Washington ranks 4th in the nation for wheat production (for flour) and 5th in the nation for cranberry production – an official cookie designation could promote those industries. Washington has previously designated a muffin as an official state symbol (blueberry) so this isn’t uncharted territory. Primarily though, my suggestion for this comes from a feeling that local government isn’t just there to take care of the difficult, taxing (and taxable) problems; local government is also about fostering community and civic pride. If having a state cookie brings people together and fosters local pride – albeit at a bake sale or coffee house, then it has done a good thing for the people of Washington. Sure, there are many more pressing issues, but recognition that there are sweet parts to life is important too.

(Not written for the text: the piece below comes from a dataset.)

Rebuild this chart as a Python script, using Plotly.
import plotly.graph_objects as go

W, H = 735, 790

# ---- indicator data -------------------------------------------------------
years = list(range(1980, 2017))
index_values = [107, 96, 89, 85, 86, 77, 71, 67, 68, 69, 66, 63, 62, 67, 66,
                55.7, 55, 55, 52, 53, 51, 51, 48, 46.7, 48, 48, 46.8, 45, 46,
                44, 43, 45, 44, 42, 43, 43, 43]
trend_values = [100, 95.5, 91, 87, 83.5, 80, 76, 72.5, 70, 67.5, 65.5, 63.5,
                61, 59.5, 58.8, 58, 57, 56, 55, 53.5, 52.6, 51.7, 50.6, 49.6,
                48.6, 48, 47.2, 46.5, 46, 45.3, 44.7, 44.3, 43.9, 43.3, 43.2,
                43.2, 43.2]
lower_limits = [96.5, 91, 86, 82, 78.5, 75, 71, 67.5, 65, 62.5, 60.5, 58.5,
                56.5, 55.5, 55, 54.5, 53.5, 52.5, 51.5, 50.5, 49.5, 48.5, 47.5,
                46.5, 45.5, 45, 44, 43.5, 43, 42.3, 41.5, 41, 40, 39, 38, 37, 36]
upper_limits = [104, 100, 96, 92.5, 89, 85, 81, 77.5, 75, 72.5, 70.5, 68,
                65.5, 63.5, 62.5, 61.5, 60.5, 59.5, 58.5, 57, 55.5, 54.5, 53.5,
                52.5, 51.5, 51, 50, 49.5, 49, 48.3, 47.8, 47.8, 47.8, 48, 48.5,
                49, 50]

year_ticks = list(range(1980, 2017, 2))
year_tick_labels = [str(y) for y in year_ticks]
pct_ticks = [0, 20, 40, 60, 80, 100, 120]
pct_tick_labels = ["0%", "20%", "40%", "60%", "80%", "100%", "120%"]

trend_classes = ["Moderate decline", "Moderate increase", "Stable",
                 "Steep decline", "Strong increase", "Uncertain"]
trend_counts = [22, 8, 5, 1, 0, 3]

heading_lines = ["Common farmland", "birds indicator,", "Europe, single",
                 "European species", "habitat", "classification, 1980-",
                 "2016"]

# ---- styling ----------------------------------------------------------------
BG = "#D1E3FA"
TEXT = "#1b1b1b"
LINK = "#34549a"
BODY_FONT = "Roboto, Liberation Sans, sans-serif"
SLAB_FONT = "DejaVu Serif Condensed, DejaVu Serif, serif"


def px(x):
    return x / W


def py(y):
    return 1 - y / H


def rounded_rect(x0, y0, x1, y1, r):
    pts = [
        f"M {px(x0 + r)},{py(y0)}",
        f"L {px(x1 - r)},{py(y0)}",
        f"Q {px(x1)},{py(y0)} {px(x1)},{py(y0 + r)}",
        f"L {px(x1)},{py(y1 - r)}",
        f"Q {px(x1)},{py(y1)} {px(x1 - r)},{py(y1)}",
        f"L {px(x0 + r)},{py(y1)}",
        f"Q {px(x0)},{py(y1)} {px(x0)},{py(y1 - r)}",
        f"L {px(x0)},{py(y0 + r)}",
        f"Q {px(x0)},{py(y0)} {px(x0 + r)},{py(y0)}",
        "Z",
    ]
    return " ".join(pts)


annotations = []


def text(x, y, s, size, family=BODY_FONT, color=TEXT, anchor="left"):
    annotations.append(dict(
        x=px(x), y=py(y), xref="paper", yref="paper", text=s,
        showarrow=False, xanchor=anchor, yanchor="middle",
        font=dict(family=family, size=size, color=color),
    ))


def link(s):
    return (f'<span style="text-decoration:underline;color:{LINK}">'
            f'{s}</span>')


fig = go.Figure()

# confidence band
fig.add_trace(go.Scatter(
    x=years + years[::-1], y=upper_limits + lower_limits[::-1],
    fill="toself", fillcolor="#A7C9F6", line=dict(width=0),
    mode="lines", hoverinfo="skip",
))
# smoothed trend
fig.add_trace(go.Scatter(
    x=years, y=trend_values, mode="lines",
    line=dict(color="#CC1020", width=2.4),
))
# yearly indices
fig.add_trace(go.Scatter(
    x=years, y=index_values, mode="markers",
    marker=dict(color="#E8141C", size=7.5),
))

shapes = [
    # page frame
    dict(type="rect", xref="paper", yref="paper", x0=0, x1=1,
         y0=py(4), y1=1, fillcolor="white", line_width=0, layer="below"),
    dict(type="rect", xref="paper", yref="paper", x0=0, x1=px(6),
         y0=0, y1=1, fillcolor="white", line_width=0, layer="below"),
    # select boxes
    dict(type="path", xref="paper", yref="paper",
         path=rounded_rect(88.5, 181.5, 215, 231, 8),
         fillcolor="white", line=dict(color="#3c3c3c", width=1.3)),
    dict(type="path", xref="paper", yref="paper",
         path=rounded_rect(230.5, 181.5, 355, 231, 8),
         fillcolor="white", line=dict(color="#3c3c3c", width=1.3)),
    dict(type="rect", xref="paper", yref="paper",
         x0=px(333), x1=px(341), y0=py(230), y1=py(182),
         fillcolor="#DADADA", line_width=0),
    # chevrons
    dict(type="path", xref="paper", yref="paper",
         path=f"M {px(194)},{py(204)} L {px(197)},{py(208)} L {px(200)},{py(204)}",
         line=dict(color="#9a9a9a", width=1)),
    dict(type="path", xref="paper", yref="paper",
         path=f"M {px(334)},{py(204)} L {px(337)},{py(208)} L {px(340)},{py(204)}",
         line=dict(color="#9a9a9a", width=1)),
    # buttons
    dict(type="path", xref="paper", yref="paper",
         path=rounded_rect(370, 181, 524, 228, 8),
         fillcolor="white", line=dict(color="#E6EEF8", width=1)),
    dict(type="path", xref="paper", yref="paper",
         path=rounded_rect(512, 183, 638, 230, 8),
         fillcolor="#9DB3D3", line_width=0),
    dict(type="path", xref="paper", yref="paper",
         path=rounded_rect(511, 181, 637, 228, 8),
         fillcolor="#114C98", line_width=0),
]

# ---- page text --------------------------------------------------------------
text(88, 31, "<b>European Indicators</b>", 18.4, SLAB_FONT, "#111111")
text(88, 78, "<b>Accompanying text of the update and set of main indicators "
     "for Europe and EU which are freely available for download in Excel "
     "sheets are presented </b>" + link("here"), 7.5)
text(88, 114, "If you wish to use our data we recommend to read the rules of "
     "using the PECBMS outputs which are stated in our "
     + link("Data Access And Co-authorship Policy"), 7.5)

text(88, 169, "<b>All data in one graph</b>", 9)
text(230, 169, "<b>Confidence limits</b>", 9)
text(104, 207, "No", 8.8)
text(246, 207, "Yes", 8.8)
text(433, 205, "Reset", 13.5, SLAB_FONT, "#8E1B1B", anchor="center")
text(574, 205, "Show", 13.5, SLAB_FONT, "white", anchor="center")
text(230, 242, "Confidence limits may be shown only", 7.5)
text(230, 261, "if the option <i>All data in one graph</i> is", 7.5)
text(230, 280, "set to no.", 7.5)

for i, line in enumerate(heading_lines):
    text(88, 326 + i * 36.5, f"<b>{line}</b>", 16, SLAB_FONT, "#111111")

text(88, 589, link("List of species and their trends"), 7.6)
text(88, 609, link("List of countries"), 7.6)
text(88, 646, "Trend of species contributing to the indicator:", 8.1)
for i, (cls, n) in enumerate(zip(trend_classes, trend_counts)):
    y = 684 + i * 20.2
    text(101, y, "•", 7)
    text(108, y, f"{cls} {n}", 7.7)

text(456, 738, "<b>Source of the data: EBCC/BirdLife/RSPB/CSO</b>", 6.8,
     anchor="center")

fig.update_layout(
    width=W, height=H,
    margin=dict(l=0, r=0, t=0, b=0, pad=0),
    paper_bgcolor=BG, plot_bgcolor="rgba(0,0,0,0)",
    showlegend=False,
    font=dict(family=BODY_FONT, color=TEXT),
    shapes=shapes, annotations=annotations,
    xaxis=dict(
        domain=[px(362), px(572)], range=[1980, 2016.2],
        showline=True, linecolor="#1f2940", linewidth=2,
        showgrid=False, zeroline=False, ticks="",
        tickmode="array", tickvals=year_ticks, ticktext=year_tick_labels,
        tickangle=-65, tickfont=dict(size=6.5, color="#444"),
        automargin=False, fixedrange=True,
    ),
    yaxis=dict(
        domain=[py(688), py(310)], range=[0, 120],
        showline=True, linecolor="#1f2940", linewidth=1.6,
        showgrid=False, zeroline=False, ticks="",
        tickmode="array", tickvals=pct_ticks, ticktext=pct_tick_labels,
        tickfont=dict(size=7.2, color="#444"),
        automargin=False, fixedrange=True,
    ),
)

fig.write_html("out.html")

I appreciate your time in considering my suggestion.
RESPONSE: Ms. Devlin has requested a response to this message.”
I’m not so loony as to expect that anything will come from this; I’m mostly curious to see if he will respond at all. I think he’s running unopposed right now so odds are good he’ll be back around in January. But I do believe that government can be more and do more than just tax us and fix bridges. That stuff is important, don’t get me wrong, but recognizing two agricultural crops and fostering local identity isn’t such a bad thing either.
Let’s see what happens. Isn’t democrazy…I mean democracy fun?